Leave out the pictures and reproduce all of the data exactly.

#####

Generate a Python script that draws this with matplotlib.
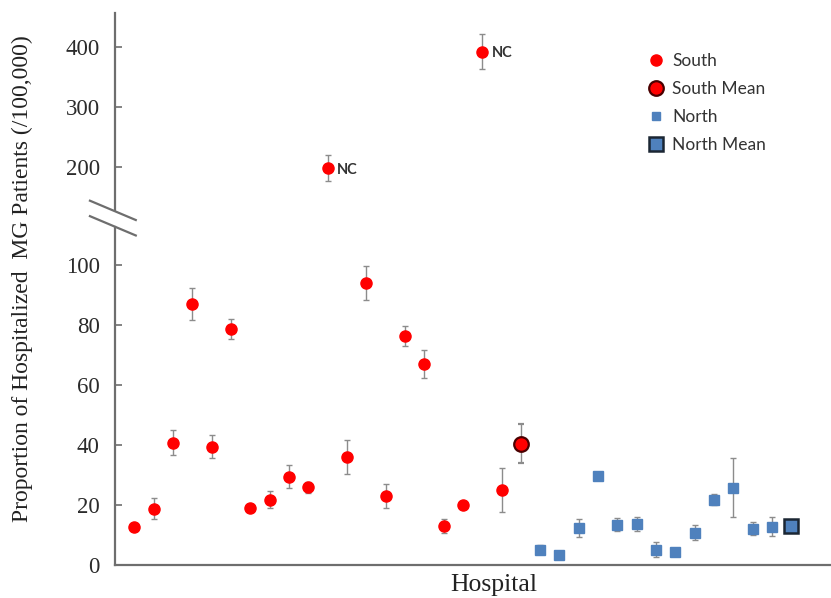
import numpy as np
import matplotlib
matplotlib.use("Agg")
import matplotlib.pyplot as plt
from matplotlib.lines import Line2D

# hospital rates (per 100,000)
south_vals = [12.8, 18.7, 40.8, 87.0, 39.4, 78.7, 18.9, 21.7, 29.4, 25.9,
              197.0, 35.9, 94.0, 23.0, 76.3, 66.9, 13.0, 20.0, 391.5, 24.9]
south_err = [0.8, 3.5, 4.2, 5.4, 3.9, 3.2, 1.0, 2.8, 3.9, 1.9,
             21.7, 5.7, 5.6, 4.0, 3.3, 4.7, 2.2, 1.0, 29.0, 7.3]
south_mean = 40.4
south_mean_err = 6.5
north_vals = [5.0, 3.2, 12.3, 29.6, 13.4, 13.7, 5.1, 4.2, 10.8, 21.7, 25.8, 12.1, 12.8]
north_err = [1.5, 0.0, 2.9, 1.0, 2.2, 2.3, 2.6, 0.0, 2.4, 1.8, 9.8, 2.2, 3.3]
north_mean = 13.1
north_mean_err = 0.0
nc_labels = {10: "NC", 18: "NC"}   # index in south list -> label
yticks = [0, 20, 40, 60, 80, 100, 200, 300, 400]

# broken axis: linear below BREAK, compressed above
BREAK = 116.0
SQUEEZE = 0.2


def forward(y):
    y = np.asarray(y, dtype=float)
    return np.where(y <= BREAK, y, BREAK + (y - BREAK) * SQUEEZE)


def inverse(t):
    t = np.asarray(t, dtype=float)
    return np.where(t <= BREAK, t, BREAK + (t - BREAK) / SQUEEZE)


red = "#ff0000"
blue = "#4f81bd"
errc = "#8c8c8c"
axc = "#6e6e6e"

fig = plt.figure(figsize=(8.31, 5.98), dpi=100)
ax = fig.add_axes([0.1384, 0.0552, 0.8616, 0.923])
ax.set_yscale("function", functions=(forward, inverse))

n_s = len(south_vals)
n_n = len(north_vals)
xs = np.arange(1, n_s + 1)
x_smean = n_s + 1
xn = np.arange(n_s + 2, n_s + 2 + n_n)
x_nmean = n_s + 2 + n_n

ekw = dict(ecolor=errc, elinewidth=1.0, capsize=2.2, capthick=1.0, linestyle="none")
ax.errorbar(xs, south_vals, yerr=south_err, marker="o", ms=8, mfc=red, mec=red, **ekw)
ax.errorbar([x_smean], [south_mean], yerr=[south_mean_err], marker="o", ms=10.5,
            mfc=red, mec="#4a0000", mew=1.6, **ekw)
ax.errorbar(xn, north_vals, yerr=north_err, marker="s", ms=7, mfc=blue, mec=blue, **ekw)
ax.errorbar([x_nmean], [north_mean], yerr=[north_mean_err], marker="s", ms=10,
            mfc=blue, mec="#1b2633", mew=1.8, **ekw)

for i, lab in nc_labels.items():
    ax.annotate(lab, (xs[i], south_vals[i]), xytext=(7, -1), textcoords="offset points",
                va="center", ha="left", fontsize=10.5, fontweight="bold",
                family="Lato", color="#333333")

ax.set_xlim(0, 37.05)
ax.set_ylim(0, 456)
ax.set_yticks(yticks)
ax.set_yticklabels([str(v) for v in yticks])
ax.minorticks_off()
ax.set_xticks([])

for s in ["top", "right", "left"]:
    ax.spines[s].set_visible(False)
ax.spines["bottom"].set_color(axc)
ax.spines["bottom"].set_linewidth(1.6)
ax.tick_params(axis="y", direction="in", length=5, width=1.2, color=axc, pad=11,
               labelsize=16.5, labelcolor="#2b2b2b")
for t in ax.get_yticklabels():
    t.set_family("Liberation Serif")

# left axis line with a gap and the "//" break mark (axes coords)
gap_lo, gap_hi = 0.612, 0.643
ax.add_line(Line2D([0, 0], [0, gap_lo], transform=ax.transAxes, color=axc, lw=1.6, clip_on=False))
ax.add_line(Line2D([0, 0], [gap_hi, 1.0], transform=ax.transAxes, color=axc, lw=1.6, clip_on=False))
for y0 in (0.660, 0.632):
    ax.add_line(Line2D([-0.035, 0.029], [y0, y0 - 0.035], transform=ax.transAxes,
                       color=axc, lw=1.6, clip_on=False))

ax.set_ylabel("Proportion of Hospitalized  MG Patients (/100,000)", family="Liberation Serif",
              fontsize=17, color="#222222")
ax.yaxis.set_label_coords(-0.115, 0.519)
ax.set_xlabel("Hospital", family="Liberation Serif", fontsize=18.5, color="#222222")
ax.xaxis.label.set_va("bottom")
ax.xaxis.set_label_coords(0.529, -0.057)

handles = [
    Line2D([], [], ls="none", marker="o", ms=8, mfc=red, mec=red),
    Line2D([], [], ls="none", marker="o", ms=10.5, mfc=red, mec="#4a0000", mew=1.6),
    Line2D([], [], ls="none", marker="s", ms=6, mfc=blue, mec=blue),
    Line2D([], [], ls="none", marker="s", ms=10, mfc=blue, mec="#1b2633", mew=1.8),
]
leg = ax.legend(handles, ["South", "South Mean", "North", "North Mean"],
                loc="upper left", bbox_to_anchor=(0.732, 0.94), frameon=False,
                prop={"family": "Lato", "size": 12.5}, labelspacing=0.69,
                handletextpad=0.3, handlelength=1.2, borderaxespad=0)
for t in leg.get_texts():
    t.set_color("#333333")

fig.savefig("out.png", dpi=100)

#####

▶ [Output of the task]
Generate a Python script that draws this with matplotlib.
import numpy as np
import matplotlib
matplotlib.use("Agg")
import matplotlib.pyplot as plt
from matplotlib.lines import Line2D

# hospital rates (per 100,000)
south_vals = [12.8, 18.7, 40.8, 87.0, 39.4, 78.7, 18.9, 21.7, 29.4, 25.9,
              197.0, 35.9, 94.0, 23.0, 76.3, 66.9, 13.0, 20.0, 391.5, 24.9]
south_err = [0.8, 3.5, 4.2, 5.4, 3.9, 3.2, 1.0, 2.8, 3.9, 1.9,
             21.7, 5.7, 5.6, 4.0, 3.3, 4.7, 2.2, 1.0, 29.0, 7.3]
south_mean = 40.4
south_mean_err = 6.5
north_vals = [5.0, 3.2, 12.3, 29.6, 13.4, 13.7, 5.1, 4.2, 10.8, 21.7, 25.8, 12.1, 12.8]
north_err = [1.5, 0.0, 2.9, 1.0, 2.2, 2.3, 2.6, 0.0, 2.4, 1.8, 9.8, 2.2, 3.3]
north_mean = 13.1
north_mean_err = 0.0
nc_labels = {10: "NC", 18: "NC"}   # index in south list -> label
yticks = [0, 20, 40, 60, 80, 100, 200, 300, 400]

# broken axis: linear below BREAK, compressed above
BREAK = 116.0
SQUEEZE = 0.2


def forward(y):
    y = np.asarray(y, dtype=float)
    return np.where(y <= BREAK, y, BREAK + (y - BREAK) * SQUEEZE)


def inverse(t):
    t = np.asarray(t, dtype=float)
    return np.where(t <= BREAK, t, BREAK + (t - BREAK) / SQUEEZE)


red = "#ff0000"
blue = "#4f81bd"
errc = "#8c8c8c"
axc = "#6e6e6e"

fig = plt.figure(figsize=(8.31, 5.98), dpi=100)
ax = fig.add_axes([0.1384, 0.0552, 0.8616, 0.923])
ax.set_yscale("function", functions=(forward, inverse))

n_s = len(south_vals)
n_n = len(north_vals)
xs = np.arange(1, n_s + 1)
x_smean = n_s + 1
xn = np.arange(n_s + 2, n_s + 2 + n_n)
x_nmean = n_s + 2 + n_n

ekw = dict(ecolor=errc, elinewidth=1.0, capsize=2.2, capthick=1.0, linestyle="none")
ax.errorbar(xs, south_vals, yerr=south_err, marker="o", ms=8, mfc=red, mec=red, **ekw)
ax.errorbar([x_smean], [south_mean], yerr=[south_mean_err], marker="o", ms=10.5,
            mfc=red, mec="#4a0000", mew=1.6, **ekw)
ax.errorbar(xn, north_vals, yerr=north_err, marker="s", ms=7, mfc=blue, mec=blue, **ekw)
ax.errorbar([x_nmean], [north_mean], yerr=[north_mean_err], marker="s", ms=10,
            mfc=blue, mec="#1b2633", mew=1.8, **ekw)

for i, lab in nc_labels.items():
    ax.annotate(lab, (xs[i], south_vals[i]), xytext=(7, -1), textcoords="offset points",
                va="center", ha="left", fontsize=10.5, fontweight="bold",
                family="Lato", color="#333333")

ax.set_xlim(0, 37.05)
ax.set_ylim(0, 456)
ax.set_yticks(yticks)
ax.set_yticklabels([str(v) for v in yticks])
ax.minorticks_off()
ax.set_xticks([])

for s in ["top", "right", "left"]:
    ax.spines[s].set_visible(False)
ax.spines["bottom"].set_color(axc)
ax.spines["bottom"].set_linewidth(1.6)
ax.tick_params(axis="y", direction="in", length=5, width=1.2, color=axc, pad=11,
               labelsize=16.5, labelcolor="#2b2b2b")
for t in ax.get_yticklabels():
    t.set_family("Liberation Serif")

# left axis line with a gap and the "//" break mark (axes coords)
gap_lo, gap_hi = 0.612, 0.643
ax.add_line(Line2D([0, 0], [0, gap_lo], transform=ax.transAxes, color=axc, lw=1.6, clip_on=False))
ax.add_line(Line2D([0, 0], [gap_hi, 1.0], transform=ax.transAxes, color=axc, lw=1.6, clip_on=False))
for y0 in (0.660, 0.632):
    ax.add_line(Line2D([-0.035, 0.029], [y0, y0 - 0.035], transform=ax.transAxes,
                       color=axc, lw=1.6, clip_on=False))

ax.set_ylabel("Proportion of Hospitalized  MG Patients (/100,000)", family="Liberation Serif",
              fontsize=17, color="#222222")
ax.yaxis.set_label_coords(-0.115, 0.519)
ax.set_xlabel("Hospital", family="Liberation Serif", fontsize=18.5, color="#222222")
ax.xaxis.label.set_va("bottom")
ax.xaxis.set_label_coords(0.529, -0.057)

handles = [
    Line2D([], [], ls="none", marker="o", ms=8, mfc=red, mec=red),
    Line2D([], [], ls="none", marker="o", ms=10.5, mfc=red, mec="#4a0000", mew=1.6),
    Line2D([], [], ls="none", marker="s", ms=6, mfc=blue, mec=blue),
    Line2D([], [], ls="none", marker="s", ms=10, mfc=blue, mec="#1b2633", mew=1.8),
]
leg = ax.legend(handles, ["South", "South Mean", "North", "North Mean"],
                loc="upper left", bbox_to_anchor=(0.732, 0.94), frameon=False,
                prop={"family": "Lato", "size": 12.5}, labelspacing=0.69,
                handletextpad=0.3, handlelength=1.2, borderaxespad=0)
for t in leg.get_texts():
    t.set_color("#333333")

fig.savefig("out.png", dpi=100)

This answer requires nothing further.